One must also take a moment to recognize the look given to Lee’s mummy.  For many, a mummy is just bandages and go, but the costume department here recognized the costume as more than that.  The wrappings are wonderfully done, and the effects of age and being drenched in a bog are also gorgeously realized, which is especially challenging in the age of color.  Just enough strips are left hanging to give a notion of wear, and even though only the actor’s eyes are left exposed for him the express with, the facial bandages are wrapped in such a way that during a close up shot, it’s still possible to recognize that there is a real face beneath.  You won’t see an expression, but there’s just enough of a hint of real humanity there to give Kharis that much more life, and oh how that pays off.

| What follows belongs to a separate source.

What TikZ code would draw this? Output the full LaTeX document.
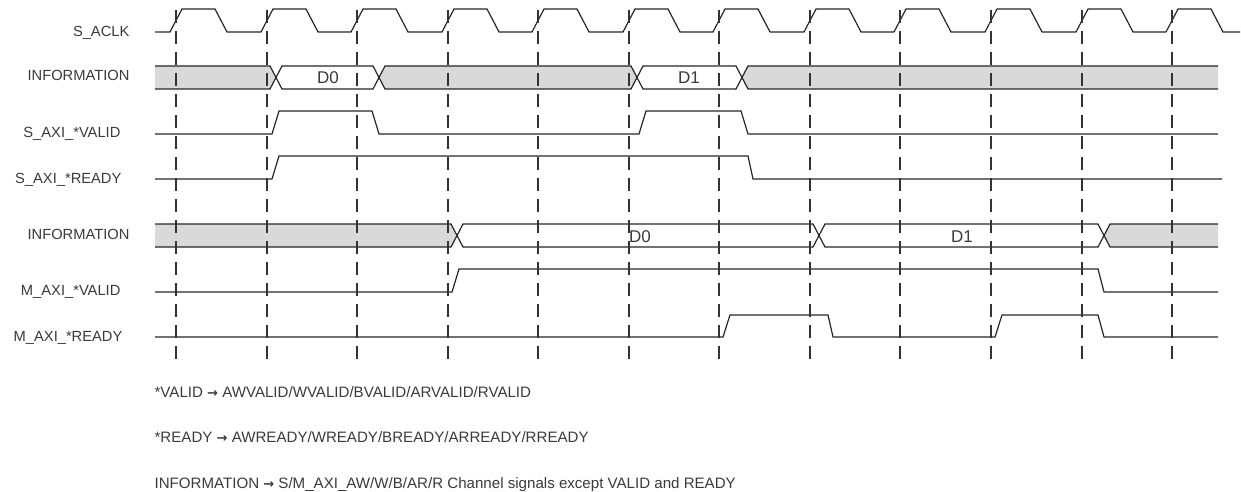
\documentclass[tikz,border=0pt]{standalone}
\usepackage{fontspec}
\setmainfont{Liberation Sans}
\newfontfamily\arrowfont{DejaVu Sans}
\definecolor{cline}{HTML}{262626}
\definecolor{cdash}{HTML}{333333}
\definecolor{cbus}{HTML}{D9D9D9}
\definecolor{ctext}{HTML}{3A3A3A}
\newcommand{\toarrow}{{\arrowfont\bfseries\fontsize{13}{14}\selectfont →}}
\tikzset{
  every picture/.style={line width=1.2pt},
  sig/.style={draw=cline, line width=1.2pt},
  tick/.style={draw=cdash, line width=2pt, dash pattern=on 13pt off 8pt},
  busfill/.style={fill=cbus},
  lbl/.style={anchor=base east, text=ctext, inner sep=0pt, font=\fontsize{14.7}{16}\selectfont},
  data/.style={anchor=base, text=ctext, inner sep=0pt, font=\fontsize{17}{19}\selectfont},
  note/.style={anchor=base west, text=ctext, inner sep=0pt, font=\fontsize{15.1}{16}\selectfont},
}
\begin{document}
\begin{tikzpicture}[x=1pt, y=-1pt]
  \useasboundingbox (0,0) rectangle (1241,492);
  % signal names
  \node[lbl] (nclk) at (130,37) {S\_ACLK};
  \node[lbl] (ninfos) at (130,81) {INFORMATION};
  \node[lbl] (nsvalid) at (121,137) {S\_AXI\_*VALID};
  \node[lbl] (nsready) at (122,183) {S\_AXI\_*READY};
  \node[lbl] (ninfom) at (130,239) {INFORMATION};
  \node[lbl] (nmvalid) at (121,295) {M\_AXI\_*VALID};
  \node[lbl] (nmready) at (123,341) {M\_AXI\_*READY};
  % bus fills
  \fill[busfill] (155,66) -- (270,66) -- (276,77.5) -- (270,89) -- (155,89) -- cycle;
  \fill[busfill] (379,77.5) -- (385,66) -- (631,66) -- (637,77.5) -- (631,89) -- (385,89) -- cycle;
  \fill[busfill] (742,77.5) -- (748,66) -- (1218,66) -- (1218,89) -- (748,89) -- cycle;
  \fill[busfill] (155,224) -- (451,224) -- (457,235.5) -- (451,247) -- (155,247) -- cycle;
  \fill[busfill] (1104,235.5) -- (1110,224) -- (1218,224) -- (1218,247) -- (1110,247) -- cycle;
  % clock
  \draw[sig] (155,32) \foreach \x in {176,267,357,448,538,629,719,810,900,991,1082,1172} {
    -- ({\x-6},32) -- ({\x+6},9) -- ({\x+39},9) -- ({\x+51},32)
  } -- (1240,32);
  % slave side
  \draw[sig] (155,66) -- (270,66) -- (282,89) -- (373,89) -- (385,66) -- (631,66) -- (643,89) -- (736,89) -- (748,66) -- (1218,66);
  \draw[sig] (155,89) -- (270,89) -- (282,66) -- (373,66) -- (385,89) -- (631,89) -- (643,66) -- (736,66) -- (748,89) -- (1218,89);
  \node[data] (sd0) at (328,84) {D0};
  \node[data] (sd1) at (689,84) {D1};
  \draw[sig] (155,134) -- (272,134) -- (279,111) -- (372,111) -- (379,134) -- (639,134) -- (646,111) -- (741,111) -- (748,134) -- (1218,134);
  \draw[sig] (155,179) -- (272,179) -- (279,156) -- (748,156) -- (753,179) -- (1222,179);
  % master side
  \draw[sig] (155,224) -- (451,224) -- (463,247) -- (813,247) -- (825,224) -- (1098,224) -- (1110,247) -- (1218,247);
  \draw[sig] (155,247) -- (451,247) -- (463,224) -- (813,224) -- (825,247) -- (1098,247) -- (1110,224) -- (1218,224);
  \node[data] (md0) at (640,242) {D0};
  \node[data] (md1) at (962,242) {D1};
  \draw[sig] (155,292) -- (452,292) -- (459,269) -- (1098,269) -- (1104,292) -- (1218,292);
  \draw[sig] (155,337) -- (723,337) -- (730,315) -- (828,315) -- (833,337) -- (995,337) -- (1002,315) -- (1098,315) -- (1104,337) -- (1218,337);
  % clock edges
  \foreach \x in {176,267,357,448,538,629,719,810,900,991,1082,1172}
    \draw[tick] (\x,10) -- (\x,365);
  % legend
  \node[note] (kvalid) at (154,397) {*VALID \toarrow{} AWVALID/WVALID/BVALID/ARVALID/RVALID};
  \node[note] (kready) at (154,442) {*READY \toarrow{} AWREADY/WREADY/BREADY/ARREADY/RREADY};
  \node[note] (kinfo) at (154,488) {INFORMATION \toarrow{} S/M\_AXI\_AW/W/B/AR/R Channel signals except VALID and READY};
\end{tikzpicture}
\end{document}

After watching this movie again, it floors me to think that Hammer’s rendition of The Mummy doesn’t get nearly the same attention as its more prolific Dracula and Frankenstein films do.  This is easily the best of their original classic horror titles, and indeed may be their best horror film, period.  Wonderfully scripted, tightly directed, and amazingly acted, at the end of the day, The Mummy really is as close to perfect as one is ever likely to get on a Hammer budget.

Bottom line, Hammer’s The Mummy is arguably the finest film the studio ever produced; if it isn’t, it’s definitely top three.  It is also beyond doubt the finest mummy movie any studio has ever produced up through the present day, and for any fan of the genre, this movie is one that simply needs to be owned.  It’s just too good to stay in the tomb, and absolutely deserves to be rediscovered by the masses and given props as one of the true greats of classic horror.